The second half adder says

$$\begin{aligned}{} & {} \textrm{Sum} = \mathrm{Exclusive\ OR} (\mathrm{Carry\ C_i},\mathrm{Exclusive\ OR}(1,1)) = 0.\end{aligned}$$
(82)
$$\begin{aligned}{} & {} \textrm{Carry}=\mathrm{Carry\ C_i} \wedge \mathrm{Exclusive\ OR}(1,1)=0. \end{aligned}$$
(83)

Thus, we see \(10+11 =?01\). We have finally the carry \(\mathrm{Carry\ C_0}\) as follows: (This is (81) \(\vee \) (83)).

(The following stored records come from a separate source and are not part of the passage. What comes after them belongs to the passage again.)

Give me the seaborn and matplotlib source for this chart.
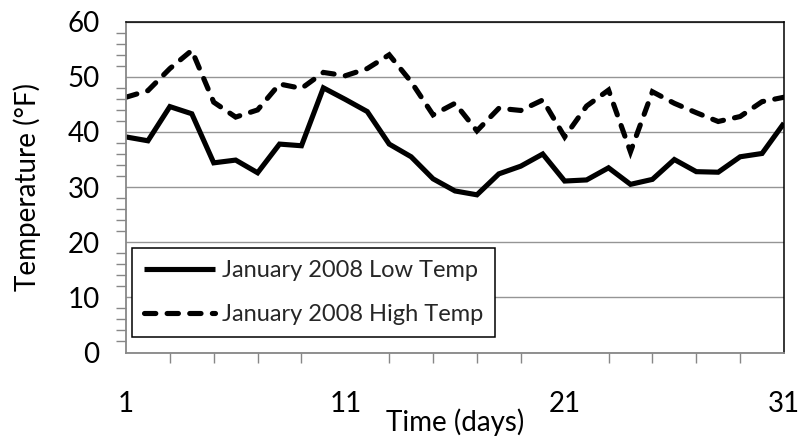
import matplotlib
matplotlib.use("Agg")
import matplotlib.pyplot as plt
from matplotlib.ticker import FixedLocator
import numpy as np
import pandas as pd
import seaborn as sns

# Daily temperatures for January 2008 (°F)
days = list(range(1, 32))
low_temp = [39.1, 38.4, 44.6, 43.3, 34.4, 34.9, 32.6, 37.8, 37.5, 48.0,
            45.9, 43.7, 37.8, 35.5, 31.5, 29.3, 28.6, 32.4, 33.8, 36.0,
            31.1, 31.3, 33.5, 30.5, 31.4, 35.0, 32.8, 32.7, 35.5, 36.1, 41.6]
high_temp = [46.3, 47.5, 51.5, 54.8, 45.4, 42.7, 44.0, 48.7, 47.9, 50.8,
             50.2, 51.5, 54.0, 49.1, 43.1, 45.2, 40.2, 44.3, 43.9, 45.8,
             39.1, 44.7, 47.6, 36.4, 47.3, 45.2, 43.5, 41.9, 42.8, 45.5, 46.3]
series_names = ["January 2008 Low Temp", "January 2008 High Temp"]
x_ticks = [1, 11, 21, 31]
y_ticks = [0, 10, 20, 30, 40, 50, 60]

df = pd.DataFrame({
    "day": days * 2,
    "temp": low_temp + high_temp,
    "series": [series_names[0]] * len(days) + [series_names[1]] * len(days),
})

sns.set_theme(style="white")
plt.rcParams["font.family"] = ["Lato", "DejaVu Sans"]

DPI = 100
fig = plt.figure(figsize=(8.04, 4.43), dpi=DPI)
ax = fig.add_axes([126 / 804, 1 - 352.5 / 443, 658 / 804, 330.8 / 443])

LW = 3.7
sns.lineplot(data=df, x="day", y="temp", hue="series", style="series",
             palette=["black", "black"], dashes=[(None, None), (2.2, 2.2)],
             linewidth=LW, ax=ax, legend=True)
for line in ax.get_lines():
    line.set_dash_capstyle("round")
    line.set_solid_capstyle("butt")
    line.set_solid_joinstyle("miter")
    line.set_dash_joinstyle("miter")

ax.set_xlim(1, 31)
ax.set_ylim(0, 60)

axis_grey = "#878787"
grid_grey = "#959595"

ax.xaxis.set_major_locator(FixedLocator(x_ticks))
ax.xaxis.set_minor_locator(FixedLocator([d for d in range(1, 32, 2) if d not in x_ticks]))
ax.yaxis.set_major_locator(FixedLocator(y_ticks))
ax.yaxis.set_minor_locator(FixedLocator([v for v in range(0, 61, 2) if v not in y_ticks]))
ax.set_xticklabels([str(t) for t in x_ticks])
ax.set_yticklabels([str(t) for t in y_ticks])

ax.yaxis.grid(True, which="major", color=grid_grey, linewidth=1.0)
ax.xaxis.grid(False)

ax.tick_params(axis="x", which="major", direction="inout", length=14,
               width=1.0, color=axis_grey, pad=21, labelsize=20, labelcolor="black")
ax.tick_params(axis="x", which="minor", direction="out", length=7,
               width=1.0, color=axis_grey, bottom=True)
ax.tick_params(axis="y", which="major", direction="inout", length=14,
               width=1.0, color=axis_grey, pad=12, labelsize=20, labelcolor="black")
ax.tick_params(axis="y", which="minor", direction="out", length=7,
               width=1.0, color=axis_grey, left=True)

for side in ("left", "bottom"):
    ax.spines[side].set_color(axis_grey)
    ax.spines[side].set_linewidth(1.3)
for side in ("top", "right"):
    ax.spines[side].set_color("black")
    ax.spines[side].set_linewidth(1.1)

ax.set_xlabel("Time (days)", fontsize=20, color="black")
ax.set_ylabel("Temperature (°F)", fontsize=20, color="black")
ax.xaxis.set_label_coords(0.5, -0.170)
ax.yaxis.set_label_coords(-0.129, 0.5)

handles, labels = ax.get_legend_handles_labels()
leg = ax.legend(handles, labels, loc="lower left", bbox_to_anchor=(0.0096, 0.046),
                borderaxespad=0, frameon=True, fancybox=False, fontsize=17,
                handlelength=3.0, handletextpad=0.3, labelspacing=1.0,
                borderpad=0.5, framealpha=1)
leg.get_frame().set_edgecolor("black")
leg.get_frame().set_linewidth(1.1)
for h in leg.get_lines():
    h.set_linewidth(LW)
    h.set_dash_capstyle("round")

fig.savefig("out.png", dpi=DPI, facecolor="white")
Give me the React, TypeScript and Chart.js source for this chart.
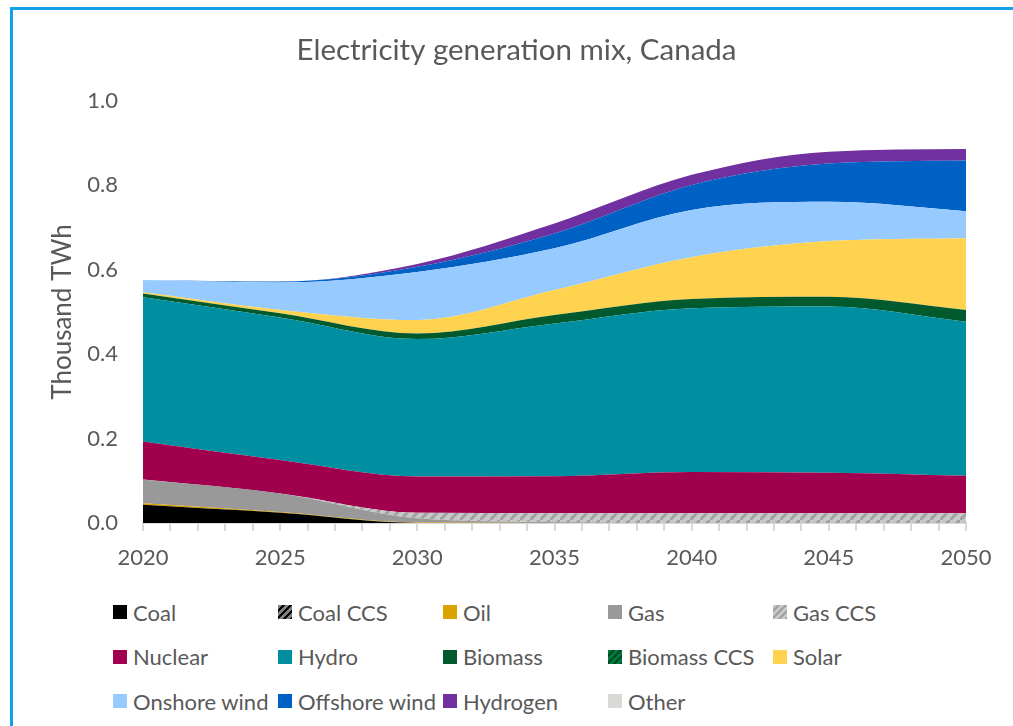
import React, { useEffect, useRef } from "react";
import { Chart, registerables } from "chart.js";

Chart.register(...registerables);

const TITLE = "Electricity generation mix, Canada";
const Y_TITLE = "Thousand TWh";
const years = [2020, 2025, 2030, 2035, 2040, 2045, 2050];

const coal = [0.043, 0.024, 0, 0, 0, 0, 0];
const coalCcs = [0, 0, 0, 0, 0, 0, 0];
const oil = [0.004, 0.002, 0.001, 0, 0, 0, 0];
const gas = [0.056, 0.044, 0.01, 0.002, 0, 0, 0];
const gasCcs = [0, 0, 0.013, 0.021, 0.023, 0.023, 0.023];
const nuclear = [0.09, 0.079, 0.086, 0.088, 0.098, 0.096, 0.089];
const hydro = [0.342, 0.338, 0.326, 0.362, 0.388, 0.394, 0.365];
const biomass = [0.009, 0.01, 0.013, 0.02, 0.022, 0.023, 0.028];
const biomassCcs = [0, 0, 0, 0, 0, 0, 0];
const solar = [0.003, 0.008, 0.032, 0.059, 0.099, 0.132, 0.17];
const onshoreWind = [0.029, 0.065, 0.114, 0.099, 0.112, 0.093, 0.064];
const offshoreWind = [0, 0.002, 0.012, 0.035, 0.059, 0.091, 0.12];
const hydrogen = [0, 0, 0.007, 0.024, 0.024, 0.028, 0.027];
const other = [0, 0, 0, 0, 0, 0, 0];

type Series = { label: string; data: number[]; color: string; stripe?: string };

const series: Series[] = [
  { label: "Coal", data: coal, color: "#000000" },
  { label: "Coal CCS", data: coalCcs, color: "#7F7F7F", stripe: "#000000" },
  { label: "Oil", data: oil, color: "#D9A300" },
  { label: "Gas", data: gas, color: "#999999" },
  { label: "Gas CCS", data: gasCcs, color: "#C8C8C8", stripe: "#A0A0A0" },
  { label: "Nuclear", data: nuclear, color: "#A1004F" },
  { label: "Hydro", data: hydro, color: "#008FA0" },
  { label: "Biomass", data: biomass, color: "#005A2E" },
  { label: "Biomass CCS", data: biomassCcs, color: "#007A3D", stripe: "#004A22" },
  { label: "Solar", data: solar, color: "#FFD24F" },
  { label: "Onshore wind", data: onshoreWind, color: "#97CAFE" },
  { label: "Offshore wind", data: offshoreWind, color: "#0061C4" },
  { label: "Hydrogen", data: hydrogen, color: "#7030A0" },
  { label: "Other", data: other, color: "#D9D9D6" },
];

const FONT = "Lato, 'Open Sans', sans-serif";
const TEXT = "#595959";

function makePattern(bg: string, fg: string): CanvasPattern | string {
  const c = document.createElement("canvas");
  c.width = 10;
  c.height = 10;
  const ctx = c.getContext("2d");
  if (!ctx) return bg;
  ctx.fillStyle = bg;
  ctx.fillRect(0, 0, 10, 10);
  ctx.strokeStyle = fg;
  ctx.lineWidth = 3;
  ctx.beginPath();
  ctx.moveTo(-2, 12);
  ctx.lineTo(12, -2);
  ctx.stroke();
  return ctx.createPattern(c, "repeat") || bg;
}

function legendSwatch(s: Series): React.CSSProperties {
  if (s.stripe) {
    return {
      background: `repeating-linear-gradient(135deg, ${s.color} 0px, ${s.color} 3px, ${s.stripe} 3px, ${s.stripe} 5px)`,
    };
  }
  return { background: s.color };
}

export default function App() {
  const ref = useRef<HTMLCanvasElement | null>(null);

  useEffect(() => {
    if (!ref.current) return;
    const datasets = series.map((s, i) => {
      const fill = s.stripe ? makePattern(s.color, s.stripe) : s.color;
      return {
        label: s.label,
        data: years.map((y, j) => ({ x: y, y: s.data[j] })),
        backgroundColor: fill as any,
        borderColor: s.color,
        borderWidth: 0,
        pointRadius: 0,
        fill: i === 0 ? "origin" : "-1",
        cubicInterpolationMode: "monotone" as const,
      };
    });
    const chart = new Chart(ref.current, {
      type: "line",
      data: { datasets },
      options: {
        animation: false,
        responsive: false,
        maintainAspectRatio: false,
        layout: { padding: { top: 0, left: 20, right: 0, bottom: 17 } },
        plugins: {
          legend: { display: false },
          tooltip: { enabled: false },
          title: {
            display: true,
            text: TITLE,
            color: TEXT,
            font: { family: FONT, size: 29.5, weight: "normal" },
            padding: { top: 33, bottom: 32.6 },
          },
        },
        scales: {
          x: {
            type: "linear",
            min: 2020,
            max: 2050,
            ticks: {
              stepSize: 1,
              autoSkip: false,
              maxRotation: 0,
              padding: 14,
              color: TEXT,
              font: { family: FONT, size: 22 },
              callback: (v: any) => (Number(v) % 5 === 0 ? String(v) : ""),
            },
            grid: {
              drawOnChartArea: false,
              drawTicks: true,
              tickLength: 8,
              color: "#D9D9D9",
              lineWidth: 2,
            },
            border: { display: true, color: "#D9D9D9", width: 2 },
            afterFit: (s: any) => {
              s.height = 50;
            },
          },
          y: {
            stacked: true,
            min: 0,
            max: 1,
            ticks: {
              stepSize: 0.2,
              padding: 25,
              color: TEXT,
              font: { family: FONT, size: 22 },
              callback: (v: any) => Number(v).toFixed(1),
            },
            grid: { display: false, drawTicks: false },
            border: { display: false },
            title: {
              display: true,
              text: Y_TITLE,
              color: TEXT,
              font: { family: FONT, size: 26, weight: "normal" },
              padding: { top: 27, bottom: 0 },
            },
            afterFit: (s: any) => {
              s.width = 123;
            },
          },
          yRight: {
            type: "linear",
            position: "right",
            display: true,
            min: 0,
            max: 1,
            ticks: { display: false },
            grid: { display: false, drawTicks: false },
            border: { display: false },
            afterFit: (s: any) => {
              s.width = 47;
            },
          },
        },
      } as any,
    });
    return () => chart.destroy();
  }, []);

  return (
    <div>
      <div
        style={{
          position: "absolute",
          left: 10,
          top: 7,
          width: 1003,
          height: 719,
          boxSizing: "border-box",
          borderTop: "3px solid #12A3E6",
          borderLeft: "3px solid #12A3E6",
        }}
      />
      <canvas
        ref={ref}
        width={1013}
        height={590}
        style={{ position: "absolute", left: 0, top: 0, width: 1013, height: 590 }}
      />
      <div
        style={{
          position: "absolute",
          left: 113,
          top: 590,
          display: "grid",
          gridTemplateColumns: "repeat(5, 165px)",
          gridAutoRows: "44.5px",
          fontFamily: FONT,
          fontSize: 22,
          color: TEXT,
        }}
      >
        {series.map((s) => (
          <div key={s.label} style={{ display: "flex", alignItems: "center", whiteSpace: "nowrap" }}>
            <span style={{ width: 14, height: 14, marginRight: 6, flex: "none", ...legendSwatch(s) }} />
            <span>{s.label}</span>
          </div>
        ))}
      </div>
    </div>
  );
}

$$\begin{aligned}{} & {} \mathrm{Carry\ C_0}=0 \vee 1=1. \end{aligned}$$
(84)

Hence, we have very clearly

$$\begin{aligned} 10 + 11 = 101 \end{aligned}$$
(85)

according to the algorithm for addition in the binary system. The concrete and specific calculation (\(2+3\)) is faster than that of a classical apparatus which would require \(4^3=64\) steps when we introduce the full adder operation. The quantum advantage increases when two numbers we treat become very large. Toward practical quantum-gated computers, experimental demonstrations of our argumentations are going to be interested.

5 Conclusions

In conclusion, we have expanded Deutsch’s algorithm for determining all the mappings of a function using four orthogonal states. Using this, we have proposed a parallel computation for all of the combinations of values in variables of a logical function using sixteen orthogonal states. As an application of our algorithm, we have demonstrated two typical arithmetic calculations in the binary system. We have studied an efficiency for operating a full adder/half adder by quantum-gated computing. The two typical arithmetic calculations have been \((1+1)\) and \((2+3)\). The typical arithmetic calculation \((2+3)\) has been faster than that of its classical apparatus which would require \(4^3=64\) steps when we introduce the full adder operation. Another typical arithmetic calculation \((1+1)\) has been faster than that of its classical apparatus which would require \(4^2=16\) steps when we introduce only the half adder operation.